• **TASK**: Using the material below, repeat exactly the lines from the one with "Output the web" through the one with "77000, 217000, 245000, 195000, 183000, 442000, 213000, 268000];", ends included, without any images.

• **LISTED RECORDS**:
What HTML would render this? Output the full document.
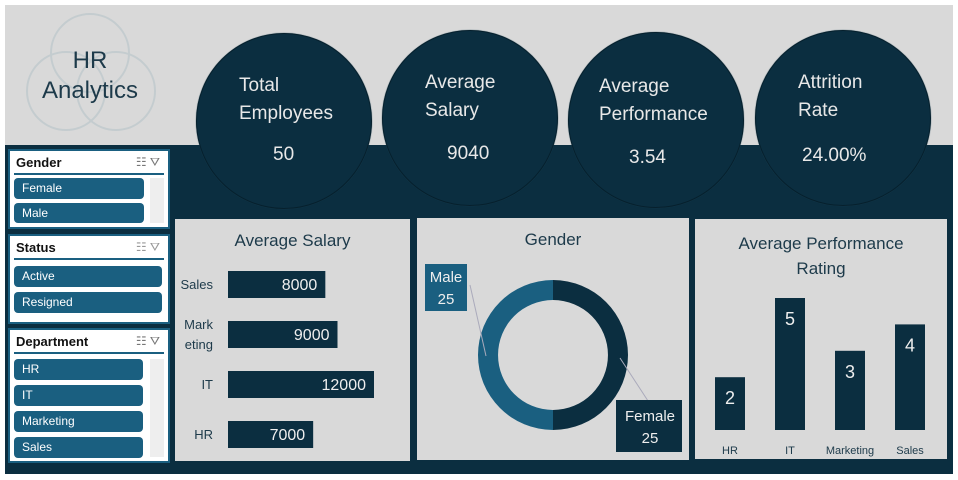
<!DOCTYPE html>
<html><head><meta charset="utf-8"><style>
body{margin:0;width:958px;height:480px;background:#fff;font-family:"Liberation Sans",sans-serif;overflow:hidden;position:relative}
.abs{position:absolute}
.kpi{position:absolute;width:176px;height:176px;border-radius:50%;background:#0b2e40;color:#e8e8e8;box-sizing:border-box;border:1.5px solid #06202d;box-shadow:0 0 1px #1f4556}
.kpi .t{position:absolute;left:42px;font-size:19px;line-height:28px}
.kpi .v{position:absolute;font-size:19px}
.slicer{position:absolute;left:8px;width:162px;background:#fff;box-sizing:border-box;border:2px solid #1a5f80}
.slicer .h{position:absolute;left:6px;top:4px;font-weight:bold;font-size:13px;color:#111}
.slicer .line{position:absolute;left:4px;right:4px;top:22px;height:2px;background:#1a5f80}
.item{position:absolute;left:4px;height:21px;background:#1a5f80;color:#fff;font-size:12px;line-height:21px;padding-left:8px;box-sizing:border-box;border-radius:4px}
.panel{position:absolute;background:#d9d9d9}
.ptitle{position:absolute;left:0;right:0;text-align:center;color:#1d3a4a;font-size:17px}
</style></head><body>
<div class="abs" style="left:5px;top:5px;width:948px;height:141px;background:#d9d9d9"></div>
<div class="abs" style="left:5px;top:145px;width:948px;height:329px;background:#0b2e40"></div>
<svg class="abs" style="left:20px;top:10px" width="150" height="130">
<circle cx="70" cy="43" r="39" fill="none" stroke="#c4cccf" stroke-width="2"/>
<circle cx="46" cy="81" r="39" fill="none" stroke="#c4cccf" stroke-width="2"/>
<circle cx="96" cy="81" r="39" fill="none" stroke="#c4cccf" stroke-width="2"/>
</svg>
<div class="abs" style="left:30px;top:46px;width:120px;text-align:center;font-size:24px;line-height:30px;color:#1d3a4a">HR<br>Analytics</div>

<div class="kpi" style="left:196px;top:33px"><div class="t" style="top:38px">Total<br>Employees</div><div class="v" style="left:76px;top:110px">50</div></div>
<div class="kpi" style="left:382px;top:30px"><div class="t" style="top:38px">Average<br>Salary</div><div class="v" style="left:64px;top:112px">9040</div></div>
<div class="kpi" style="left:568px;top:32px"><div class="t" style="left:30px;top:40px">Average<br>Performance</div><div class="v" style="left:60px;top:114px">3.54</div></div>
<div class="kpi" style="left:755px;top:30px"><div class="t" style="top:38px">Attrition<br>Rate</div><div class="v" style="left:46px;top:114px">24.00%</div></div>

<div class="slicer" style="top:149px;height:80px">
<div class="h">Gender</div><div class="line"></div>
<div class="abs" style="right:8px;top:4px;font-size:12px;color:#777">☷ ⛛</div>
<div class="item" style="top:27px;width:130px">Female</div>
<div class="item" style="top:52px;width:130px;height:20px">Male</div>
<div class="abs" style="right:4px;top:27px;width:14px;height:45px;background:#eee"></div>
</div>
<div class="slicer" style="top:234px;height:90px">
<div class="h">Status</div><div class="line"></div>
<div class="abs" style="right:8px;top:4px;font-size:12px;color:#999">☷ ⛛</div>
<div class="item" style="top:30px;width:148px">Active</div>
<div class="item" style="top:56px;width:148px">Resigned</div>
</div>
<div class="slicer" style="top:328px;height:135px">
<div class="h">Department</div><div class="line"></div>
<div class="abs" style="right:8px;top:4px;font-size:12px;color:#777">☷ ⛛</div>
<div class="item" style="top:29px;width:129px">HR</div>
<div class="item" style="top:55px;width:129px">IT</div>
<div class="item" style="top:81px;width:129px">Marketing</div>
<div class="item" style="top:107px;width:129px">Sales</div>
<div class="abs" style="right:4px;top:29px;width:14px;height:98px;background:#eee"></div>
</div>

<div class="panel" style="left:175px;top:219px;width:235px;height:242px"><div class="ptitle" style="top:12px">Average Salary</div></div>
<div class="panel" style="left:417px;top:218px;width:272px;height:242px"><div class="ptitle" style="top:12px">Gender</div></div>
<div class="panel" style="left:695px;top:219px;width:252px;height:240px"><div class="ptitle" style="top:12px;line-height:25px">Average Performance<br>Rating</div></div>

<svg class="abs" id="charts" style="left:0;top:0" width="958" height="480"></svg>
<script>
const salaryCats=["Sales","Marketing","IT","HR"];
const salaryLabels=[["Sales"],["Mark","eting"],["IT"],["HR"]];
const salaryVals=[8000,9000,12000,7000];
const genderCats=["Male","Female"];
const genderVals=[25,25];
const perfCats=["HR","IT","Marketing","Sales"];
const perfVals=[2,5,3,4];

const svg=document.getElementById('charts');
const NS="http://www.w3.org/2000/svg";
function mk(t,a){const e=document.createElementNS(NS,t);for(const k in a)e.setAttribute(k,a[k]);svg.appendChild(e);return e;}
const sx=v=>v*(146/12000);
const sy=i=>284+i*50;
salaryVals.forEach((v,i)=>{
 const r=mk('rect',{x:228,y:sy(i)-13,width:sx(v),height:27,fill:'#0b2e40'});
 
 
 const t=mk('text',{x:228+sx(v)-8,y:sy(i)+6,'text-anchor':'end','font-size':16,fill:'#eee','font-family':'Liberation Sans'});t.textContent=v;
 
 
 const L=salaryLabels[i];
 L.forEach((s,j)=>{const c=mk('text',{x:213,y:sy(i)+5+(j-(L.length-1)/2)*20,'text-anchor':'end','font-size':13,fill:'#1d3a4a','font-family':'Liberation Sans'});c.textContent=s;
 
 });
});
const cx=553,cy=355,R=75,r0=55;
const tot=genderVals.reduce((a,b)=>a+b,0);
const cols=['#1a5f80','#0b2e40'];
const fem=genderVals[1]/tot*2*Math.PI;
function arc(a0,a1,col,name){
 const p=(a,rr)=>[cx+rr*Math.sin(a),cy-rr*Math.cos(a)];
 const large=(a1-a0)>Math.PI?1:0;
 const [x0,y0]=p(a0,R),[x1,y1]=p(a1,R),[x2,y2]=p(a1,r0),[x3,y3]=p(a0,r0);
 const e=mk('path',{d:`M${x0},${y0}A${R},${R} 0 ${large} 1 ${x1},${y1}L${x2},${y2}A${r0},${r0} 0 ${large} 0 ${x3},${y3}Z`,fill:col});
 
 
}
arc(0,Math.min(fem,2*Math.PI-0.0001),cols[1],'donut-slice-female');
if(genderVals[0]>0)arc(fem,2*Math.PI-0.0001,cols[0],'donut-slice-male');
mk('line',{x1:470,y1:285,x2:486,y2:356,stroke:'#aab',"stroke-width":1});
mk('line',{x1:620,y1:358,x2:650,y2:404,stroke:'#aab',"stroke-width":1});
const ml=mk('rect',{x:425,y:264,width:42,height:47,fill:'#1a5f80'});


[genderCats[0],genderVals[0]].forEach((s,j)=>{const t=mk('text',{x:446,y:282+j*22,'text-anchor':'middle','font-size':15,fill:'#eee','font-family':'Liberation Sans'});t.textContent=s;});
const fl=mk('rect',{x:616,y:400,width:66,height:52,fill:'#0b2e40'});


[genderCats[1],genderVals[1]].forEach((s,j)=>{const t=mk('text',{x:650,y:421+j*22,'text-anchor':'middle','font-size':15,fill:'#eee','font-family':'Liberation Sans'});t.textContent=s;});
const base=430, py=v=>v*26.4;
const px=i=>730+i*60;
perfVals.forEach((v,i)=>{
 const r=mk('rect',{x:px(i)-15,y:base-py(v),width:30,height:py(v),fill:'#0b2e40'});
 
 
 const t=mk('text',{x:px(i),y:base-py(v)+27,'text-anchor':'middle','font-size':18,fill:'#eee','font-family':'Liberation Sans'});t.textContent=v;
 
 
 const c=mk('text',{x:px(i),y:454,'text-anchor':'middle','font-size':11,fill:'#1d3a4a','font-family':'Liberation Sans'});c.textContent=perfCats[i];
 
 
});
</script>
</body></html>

...

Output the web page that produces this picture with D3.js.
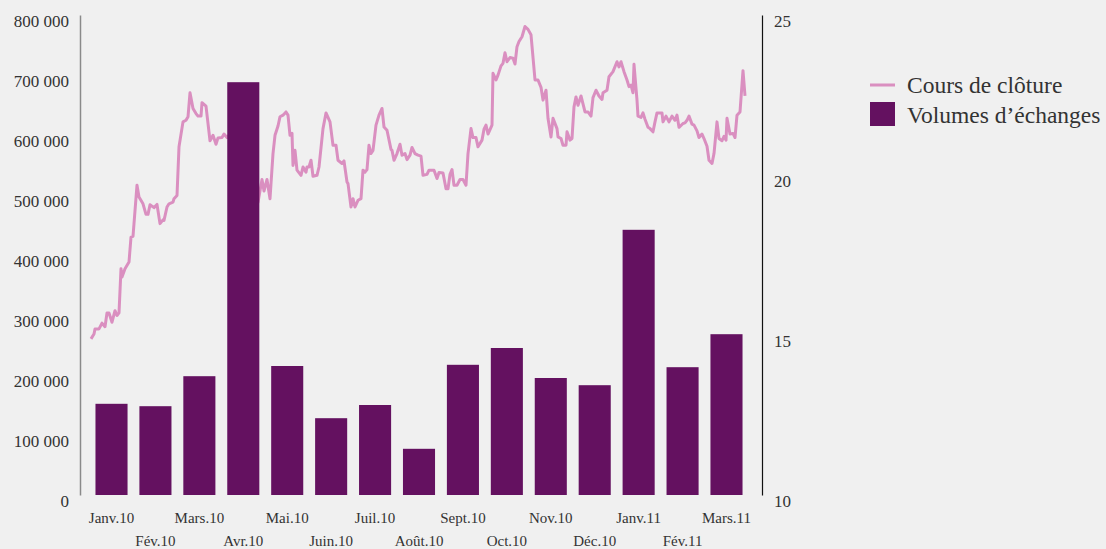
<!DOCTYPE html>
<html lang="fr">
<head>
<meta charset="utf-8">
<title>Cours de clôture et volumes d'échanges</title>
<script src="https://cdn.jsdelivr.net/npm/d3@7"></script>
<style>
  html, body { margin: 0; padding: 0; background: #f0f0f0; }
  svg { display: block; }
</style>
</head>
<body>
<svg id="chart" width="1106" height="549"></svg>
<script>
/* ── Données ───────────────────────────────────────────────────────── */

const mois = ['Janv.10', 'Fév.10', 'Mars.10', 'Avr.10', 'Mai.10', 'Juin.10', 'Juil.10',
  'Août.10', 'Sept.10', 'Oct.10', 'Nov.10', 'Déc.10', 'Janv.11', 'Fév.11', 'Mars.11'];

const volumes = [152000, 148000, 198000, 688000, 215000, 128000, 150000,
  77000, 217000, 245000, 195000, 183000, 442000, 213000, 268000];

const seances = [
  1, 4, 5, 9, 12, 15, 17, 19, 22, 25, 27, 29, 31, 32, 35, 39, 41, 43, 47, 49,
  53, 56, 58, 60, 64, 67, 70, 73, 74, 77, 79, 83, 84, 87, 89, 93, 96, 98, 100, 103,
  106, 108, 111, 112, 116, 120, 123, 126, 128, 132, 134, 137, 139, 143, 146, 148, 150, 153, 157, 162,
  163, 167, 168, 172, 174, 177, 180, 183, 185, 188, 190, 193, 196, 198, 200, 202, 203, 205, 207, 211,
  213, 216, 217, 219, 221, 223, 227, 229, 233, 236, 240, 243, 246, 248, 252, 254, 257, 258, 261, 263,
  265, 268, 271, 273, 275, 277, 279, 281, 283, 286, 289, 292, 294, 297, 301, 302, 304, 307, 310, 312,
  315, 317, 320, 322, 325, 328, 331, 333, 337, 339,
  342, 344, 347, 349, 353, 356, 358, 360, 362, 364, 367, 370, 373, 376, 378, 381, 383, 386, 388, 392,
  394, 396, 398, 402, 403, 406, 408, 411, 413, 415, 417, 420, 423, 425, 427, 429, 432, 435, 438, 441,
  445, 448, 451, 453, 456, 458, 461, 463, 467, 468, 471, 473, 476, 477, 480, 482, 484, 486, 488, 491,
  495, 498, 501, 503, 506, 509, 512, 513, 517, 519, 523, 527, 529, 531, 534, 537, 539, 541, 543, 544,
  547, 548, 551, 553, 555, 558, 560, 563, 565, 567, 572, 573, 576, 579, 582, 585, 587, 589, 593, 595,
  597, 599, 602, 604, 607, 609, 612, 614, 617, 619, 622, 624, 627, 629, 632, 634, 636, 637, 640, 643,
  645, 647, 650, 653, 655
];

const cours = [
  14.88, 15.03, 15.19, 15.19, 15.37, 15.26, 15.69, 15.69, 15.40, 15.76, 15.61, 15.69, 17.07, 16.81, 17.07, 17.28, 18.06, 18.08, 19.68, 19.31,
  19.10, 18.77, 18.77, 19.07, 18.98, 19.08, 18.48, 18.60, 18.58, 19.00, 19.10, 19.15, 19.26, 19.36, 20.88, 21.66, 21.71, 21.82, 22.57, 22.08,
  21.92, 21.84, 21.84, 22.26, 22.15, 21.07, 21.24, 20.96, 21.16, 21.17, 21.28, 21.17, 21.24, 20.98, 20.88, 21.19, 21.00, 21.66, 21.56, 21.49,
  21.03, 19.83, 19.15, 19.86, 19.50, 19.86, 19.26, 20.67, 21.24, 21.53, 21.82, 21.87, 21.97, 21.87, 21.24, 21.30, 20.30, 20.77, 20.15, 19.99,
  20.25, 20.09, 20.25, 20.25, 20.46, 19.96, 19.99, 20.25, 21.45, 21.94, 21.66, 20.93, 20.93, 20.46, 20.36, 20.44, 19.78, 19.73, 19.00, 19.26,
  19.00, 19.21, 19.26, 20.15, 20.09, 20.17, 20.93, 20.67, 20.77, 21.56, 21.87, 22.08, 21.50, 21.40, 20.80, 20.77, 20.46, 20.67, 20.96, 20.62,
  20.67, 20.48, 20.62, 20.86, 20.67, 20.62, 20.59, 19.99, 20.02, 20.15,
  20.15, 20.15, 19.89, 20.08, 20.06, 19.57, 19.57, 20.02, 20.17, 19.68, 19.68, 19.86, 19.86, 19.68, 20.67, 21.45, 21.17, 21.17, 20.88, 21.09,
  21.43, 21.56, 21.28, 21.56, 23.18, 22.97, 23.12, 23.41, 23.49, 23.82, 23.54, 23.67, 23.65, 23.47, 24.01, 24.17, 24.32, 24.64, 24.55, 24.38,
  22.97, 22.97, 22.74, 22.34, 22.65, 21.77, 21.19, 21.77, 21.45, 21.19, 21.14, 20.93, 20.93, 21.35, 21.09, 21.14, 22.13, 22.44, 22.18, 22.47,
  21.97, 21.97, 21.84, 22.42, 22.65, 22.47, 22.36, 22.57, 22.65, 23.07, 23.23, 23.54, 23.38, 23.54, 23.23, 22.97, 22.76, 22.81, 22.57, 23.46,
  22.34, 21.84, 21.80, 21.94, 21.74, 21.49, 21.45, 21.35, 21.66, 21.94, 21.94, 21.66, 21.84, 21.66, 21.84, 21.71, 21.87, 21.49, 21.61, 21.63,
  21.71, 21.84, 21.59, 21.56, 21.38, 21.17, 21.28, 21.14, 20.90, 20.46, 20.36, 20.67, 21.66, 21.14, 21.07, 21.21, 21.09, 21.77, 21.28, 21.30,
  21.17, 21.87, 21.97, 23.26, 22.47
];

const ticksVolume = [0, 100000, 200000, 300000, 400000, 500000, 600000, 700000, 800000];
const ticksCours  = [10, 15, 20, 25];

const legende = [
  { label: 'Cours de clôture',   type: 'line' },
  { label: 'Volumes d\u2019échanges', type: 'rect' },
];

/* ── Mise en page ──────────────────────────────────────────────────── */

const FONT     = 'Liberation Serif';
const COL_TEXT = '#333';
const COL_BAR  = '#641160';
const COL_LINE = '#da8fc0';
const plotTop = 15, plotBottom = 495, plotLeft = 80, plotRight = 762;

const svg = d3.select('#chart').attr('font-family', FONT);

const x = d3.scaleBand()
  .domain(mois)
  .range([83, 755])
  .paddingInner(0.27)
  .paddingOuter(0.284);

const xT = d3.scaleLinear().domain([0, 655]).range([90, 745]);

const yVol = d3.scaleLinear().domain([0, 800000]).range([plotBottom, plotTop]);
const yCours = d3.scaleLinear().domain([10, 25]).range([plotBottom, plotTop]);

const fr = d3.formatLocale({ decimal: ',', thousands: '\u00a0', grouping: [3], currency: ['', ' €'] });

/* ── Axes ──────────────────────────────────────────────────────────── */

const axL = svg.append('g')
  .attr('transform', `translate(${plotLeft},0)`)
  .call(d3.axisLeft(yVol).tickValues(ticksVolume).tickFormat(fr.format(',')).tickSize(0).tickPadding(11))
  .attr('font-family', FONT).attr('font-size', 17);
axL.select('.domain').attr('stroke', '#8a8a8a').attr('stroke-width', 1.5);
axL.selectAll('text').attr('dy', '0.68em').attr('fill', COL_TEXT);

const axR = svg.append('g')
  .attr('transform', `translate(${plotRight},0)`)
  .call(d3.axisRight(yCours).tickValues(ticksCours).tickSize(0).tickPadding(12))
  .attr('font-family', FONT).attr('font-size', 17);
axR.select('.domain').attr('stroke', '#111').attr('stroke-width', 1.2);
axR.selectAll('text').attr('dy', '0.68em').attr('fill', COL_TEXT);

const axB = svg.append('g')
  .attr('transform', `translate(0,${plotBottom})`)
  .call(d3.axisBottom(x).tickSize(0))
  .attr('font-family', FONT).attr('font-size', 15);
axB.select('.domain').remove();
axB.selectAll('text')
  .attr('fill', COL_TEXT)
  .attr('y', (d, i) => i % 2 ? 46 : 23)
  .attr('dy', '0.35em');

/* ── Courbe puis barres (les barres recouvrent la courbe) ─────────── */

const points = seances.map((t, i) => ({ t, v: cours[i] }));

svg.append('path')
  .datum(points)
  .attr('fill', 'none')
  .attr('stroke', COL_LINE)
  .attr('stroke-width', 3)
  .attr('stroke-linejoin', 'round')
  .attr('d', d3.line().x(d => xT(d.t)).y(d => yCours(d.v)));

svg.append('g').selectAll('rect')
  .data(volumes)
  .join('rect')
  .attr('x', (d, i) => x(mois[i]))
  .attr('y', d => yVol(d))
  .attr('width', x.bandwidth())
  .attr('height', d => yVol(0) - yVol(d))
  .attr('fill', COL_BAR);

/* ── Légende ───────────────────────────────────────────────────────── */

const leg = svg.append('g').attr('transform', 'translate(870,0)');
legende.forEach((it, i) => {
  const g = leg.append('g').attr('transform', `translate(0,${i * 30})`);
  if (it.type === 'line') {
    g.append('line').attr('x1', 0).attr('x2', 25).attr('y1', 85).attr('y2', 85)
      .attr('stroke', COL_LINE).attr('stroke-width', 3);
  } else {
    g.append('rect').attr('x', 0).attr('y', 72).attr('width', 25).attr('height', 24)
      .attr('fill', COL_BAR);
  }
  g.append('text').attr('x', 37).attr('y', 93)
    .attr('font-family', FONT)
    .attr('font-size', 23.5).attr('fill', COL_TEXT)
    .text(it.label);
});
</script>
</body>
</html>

...

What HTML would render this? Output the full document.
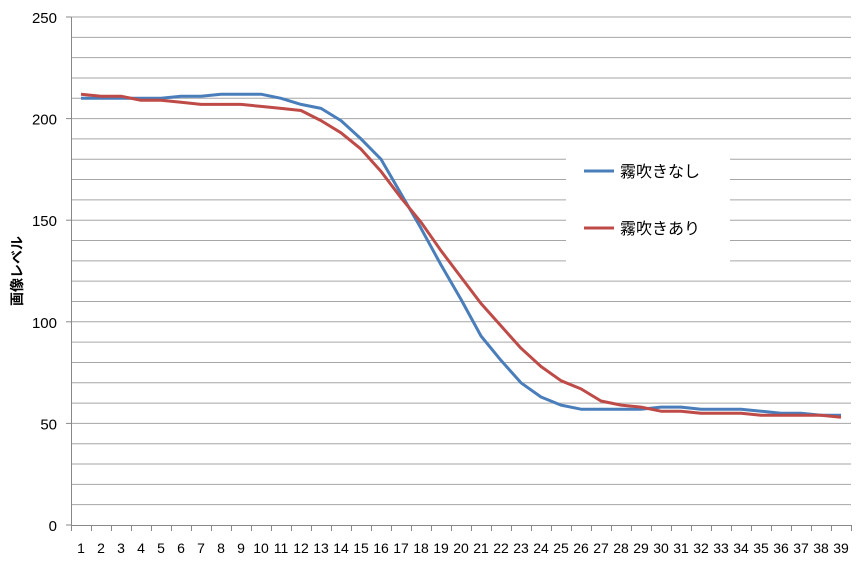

• **ANSWER IN FULL**:
Output the web page that produces this picture with D3.js.
<!DOCTYPE html>
<html lang="fr">
<head>
<meta charset="utf-8">
<title>Cours de clôture et volumes d'échanges</title>
<script src="https://cdn.jsdelivr.net/npm/d3@7"></script>
<style>
  html, body { margin: 0; padding: 0; background: #f0f0f0; }
  svg { display: block; }
</style>
</head>
<body>
<svg id="chart" width="1106" height="549"></svg>
<script>
/* ── Données ───────────────────────────────────────────────────────── */

const mois = ['Janv.10', 'Fév.10', 'Mars.10', 'Avr.10', 'Mai.10', 'Juin.10', 'Juil.10',
  'Août.10', 'Sept.10', 'Oct.10', 'Nov.10', 'Déc.10', 'Janv.11', 'Fév.11', 'Mars.11'];

const volumes = [152000, 148000, 198000, 688000, 215000, 128000, 150000,
  77000, 217000, 245000, 195000, 183000, 442000, 213000, 268000];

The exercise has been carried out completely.